Still, when the car is involved in an accident, reality also comes crashing in, and everyone is returned to their former place in the social order. And so the film's centrepiece is also its most acerbic entry, with cars serving as extended metaphors for class and sex but never providing anything like genuine mobility. Loren's perfectly groomed appearance barely conceals her character's moral ugliness.

Meanwhile in Rome, it takes just one glimpse of good-time girl Mara (Loren) singing on her balcony in deshabille to put young novice Umberto (Gianni Ridolfi) off taking his Catholic vows, until she, encouraged by his manipulative grandmother (Tina Pica), takes her own vow to direct him back to the faith - all of which is too bad for Mara's randy gentleman caller Rusconi (Mastroianni) whose every priapic overture is met only with frustrating deferral. Soon Rusconi too will be converted to Mara's born-again piety, finally joining her on the bed - in prayer. It is an elegant exercise in role reversal, except that these characters, like those in the other stories, end up exactly where they started.

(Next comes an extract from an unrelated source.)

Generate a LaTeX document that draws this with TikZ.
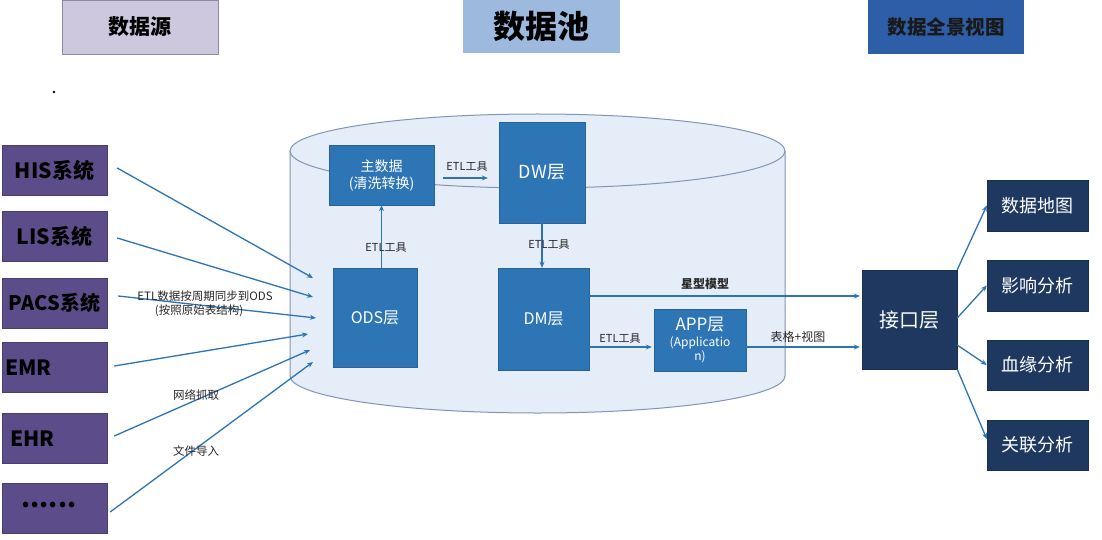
\documentclass[tikz,border=0pt]{standalone}
\usepackage{fontspec}
\setmainfont{Noto Sans CJK SC}
\usetikzlibrary{arrows.meta,calc}
\definecolor{srcpurple}{RGB}{92,77,138}
\definecolor{innerblue}{RGB}{46,117,182}
\definecolor{navy}{RGB}{31,56,96}
\definecolor{linecol}{RGB}{46,116,181}
\definecolor{cylfill}{RGB}{229,237,248}
\definecolor{cylline}{RGB}{128,150,180}
\definecolor{hdrA}{RGB}{205,200,222}
\definecolor{hdrAline}{RGB}{140,138,165}
\definecolor{hdrB}{RGB}{158,185,222}
\definecolor{hdrC}{RGB}{47,94,168}
\definecolor{lbl}{RGB}{40,40,40}
\tikzset{
  srcbox/.style={fill=srcpurple, draw=srcpurple!80!black, line width=0.4pt, minimum width=105pt, minimum height=50pt, inner sep=0pt, font=\fontsize{21}{23}\selectfont\bfseries, text=black},
  inbox/.style={fill=innerblue, draw=innerblue!85!black, line width=0.4pt, inner sep=0pt, text=white, align=center},
  navybox/.style={fill=navy, draw=navy!85!black, line width=0.4pt, inner sep=0pt, text=white, align=center},
  arr/.style={draw=linecol, line width=1.3pt, -{Stealth[length=6pt,width=5pt]}},
  elbl/.style={text=lbl, font=\fontsize{11}{12}\selectfont, inner sep=1pt},
}
\begin{document}
\begin{tikzpicture}[x=1pt,y=-1pt]
\useasboundingbox (0,0) rectangle (1102,540);
\fill[white] (0,0) rectangle (1102,540);

% header boxes
\node[fill=hdrA, draw=hdrAline, line width=0.6pt, minimum width=156pt, minimum height=54pt, font=\fontsize{21}{23}\selectfont\bfseries] (hsrc) at (140,27) {数据源};
\node[fill=hdrB, minimum width=157pt, minimum height=53pt, font=\fontsize{32}{34}\selectfont\bfseries] (hpool) at (541.5,26.5) {数据池};
\node[fill=hdrC, minimum width=156pt, minimum height=54pt, text=black!90, font=\fontsize{19.5}{21}\selectfont\bfseries] (hview) at (946,27) {数据全景视图};
\fill[black] (54,92) circle (1.3);

% cylinder
\fill[cylfill] (290,151) -- (290,376) arc[start angle=180, end angle=0, x radius=247.5, y radius=37] -- (785,151) -- cycle;
\draw[cylline, line width=1pt] (290,151) -- (290,376) arc[start angle=180, end angle=0, x radius=247.5, y radius=37] -- (785,151);
\draw[cylline, line width=1pt, fill=cylfill] (537.5,151) ellipse[x radius=247.5, y radius=37];

% source boxes
\node[srcbox] (his) at (54.5,170) {HIS系统};
\node[srcbox] (lis) at (54.5,236.5) {LIS系统};
\node[srcbox, font=\fontsize{20}{22}\selectfont\bfseries] (pacs) at (54.5,303) {PACS系统};
\node[srcbox] (emr) at (54.5,367.5) {};
\node[anchor=west, font=\fontsize{21}{23}\selectfont\bfseries] (emrt) at (emr.west) {EMR};
\node[srcbox] (ehr) at (54.5,438.5) {};
\node[anchor=west, font=\fontsize{21}{23}\selectfont\bfseries] (ehrt) at ([xshift=5pt]ehr.west) {EHR};
\node[srcbox] (dots) at (54.5,508) {};
\node[font=\fontsize{26}{26}\selectfont\bfseries] (dotst) at (49,505) {......};

% inner boxes
\node[inbox, minimum width=105pt, minimum height=60pt, font=\fontsize{14}{17}\selectfont] (zsj) at (381.5,175) {主数据\\(清洗转换)};
\node[inbox, minimum width=86pt, minimum height=101pt, font=\fontsize{18}{20}\selectfont] (dw) at (542,172.5) {DW层};
\node[inbox, minimum width=84pt, minimum height=99pt, font=\fontsize{16}{18}\selectfont] (ods) at (375,317.5) {ODS层};
\node[inbox, minimum width=91pt, minimum height=102pt, font=\fontsize{16}{18}\selectfont] (dm) at (543.5,319) {DM层};
\node[inbox, minimum width=92pt, minimum height=62pt, font=\fontsize{17}{17}\selectfont] (app) at (700,340) {APP层\\[-1pt]{\fontsize{12}{13}\selectfont (Applicatio}\\[-3pt]{\fontsize{12}{13}\selectfont n)}};

% interface and views
\node[navybox, minimum width=95pt, minimum height=99pt, font=\fontsize{20}{22}\selectfont] (jk) at (909.5,319.5) {接口层};
\node[navybox, minimum width=101pt, minimum height=51pt, font=\fontsize{18}{20}\selectfont] (map) at (1037.5,205.5) {数据地图};
\node[navybox, minimum width=101pt, minimum height=51pt, font=\fontsize{18}{20}\selectfont] (inf) at (1037.5,285.5) {影响分析};
\node[navybox, minimum width=101pt, minimum height=50pt, font=\fontsize{18}{20}\selectfont] (lin) at (1037.5,365) {血缘分析};
\node[navybox, minimum width=101pt, minimum height=50pt, font=\fontsize{18}{20}\selectfont] (rel) at (1037.5,445) {关联分析};

% source arrows end points
\coordinate (e1) at (313,278);
\coordinate (e2) at (313,297);
\coordinate (e3) at (316,318);
\coordinate (e4) at (308,334);
\coordinate (e5) at (310,350);
\coordinate (e6) at (313,362);
\draw[arr] ($(his.east)+(10,-2)$) -- (e1);
\draw[arr] ($(lis.east)+(10,1.5)$) -- (e2);
\draw[arr] ($(pacs.east)+(11,-7)$) -- (e3);
\draw[arr] ($(emr.east)+(7,-1.5)$) -- (e4);
\draw[arr] ($(ehr.east)+(7,-2.5)$) -- (e5);
\draw[arr] ($(dots.east)+(3,4)$) -- (e6);

% left labels
\node[elbl, font=\fontsize{11.5}{12}\selectfont] (l1) at (205,296) {ETL数据按周期同步到ODS};
\node[elbl, font=\fontsize{11.5}{12}\selectfont] (l2) at (199,311) {(按照原始表结构)};
\node[elbl, font=\fontsize{11.5}{12}\selectfont] (l3) at (196,395) {网络抓取};
\node[elbl, font=\fontsize{11.5}{12}\selectfont] (l4) at (196,451) {文件导入};

% inner arrows
\draw[arr] (ods.north -| zsj.south) -- (zsj.south);
\node[elbl] at (386,248) {ETL工具};
\draw[arr, shorten <=9pt, shorten >=11pt] (zsj.east |- 0,178) -- (dw.west |- 0,178);
\node[elbl] at (467,167) {ETL工具};
\draw[arr] (dw.south) -- (dw.south |- dm.north);
\node[elbl] at (549,245) {ETL工具};

\coordinate (a1) at ($(dm.east)+(0,-23)$);
\draw[arr, shorten >=2pt] (a1) -- (a1 -| jk.west);
\node[elbl, font=\fontsize{12}{13}\selectfont\bfseries] at (705,284) {星型模型};
\coordinate (a2) at ($(dm.east)+(0,28)$);
\draw[arr, shorten >=2pt] (a2) -- (a2 -| app.west);
\node[elbl] at (620,339) {ETL工具};
\coordinate (a3) at (app.east |- a2);
\draw[arr, shorten >=2pt] (a3) -- (a3 -| jk.west);
\node[elbl, font=\fontsize{12}{13}\selectfont] at (798,337) {表格+视图};

% right arrows
\draw[arr] (jk.north east) -- (map.west);
\draw[arr] ($(jk.east)+(0,-1.5)$) -- (inf.west);
\draw[arr] ($(jk.east)+(0,25.5)$) -- (lin.west);
\draw[arr] (jk.south east) -- ($(rel.west)+(0,-6)$);
\end{tikzpicture}
\end{document}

After all, as Rusconi himself puts it, "There's only a hair between a devil and a saint" and these three stories trace the common line that runs between an impoverished mother, an affluent socialite and a high-class whore - with aspirations to be a nun.

Cast & Connections

  • Actor: Tina Pica, Agostino Salvietti, Tecla Scarano, Gennaro Di Gregorio, Marcello Mastroianni, Gianni Ridolfi, Sophia Loren, Armando Trovajoli, Lino Mattera, Aldo Giuffe
  • Director: Vittorio De Sica
  • Screen Writer: Lorenza Zanuso, Isabella Quaranotti, Bella Billa, Cesare Zavattini, Eduardo De Filippo
  • Writer (Story): Eduardo De Filippo, Cesare Zavattini
  • Producer: Carlo Ponti
  • Photographer: Giuseppe Rotunno
  • Composer: Armando Trovajoli

In a nutshell

De Sica may seduce us with his breezy comedy but concealed beneath is his usual preoccupation with class, making the laughs in Yesterday, Today And Tomorrow delightfully brittle.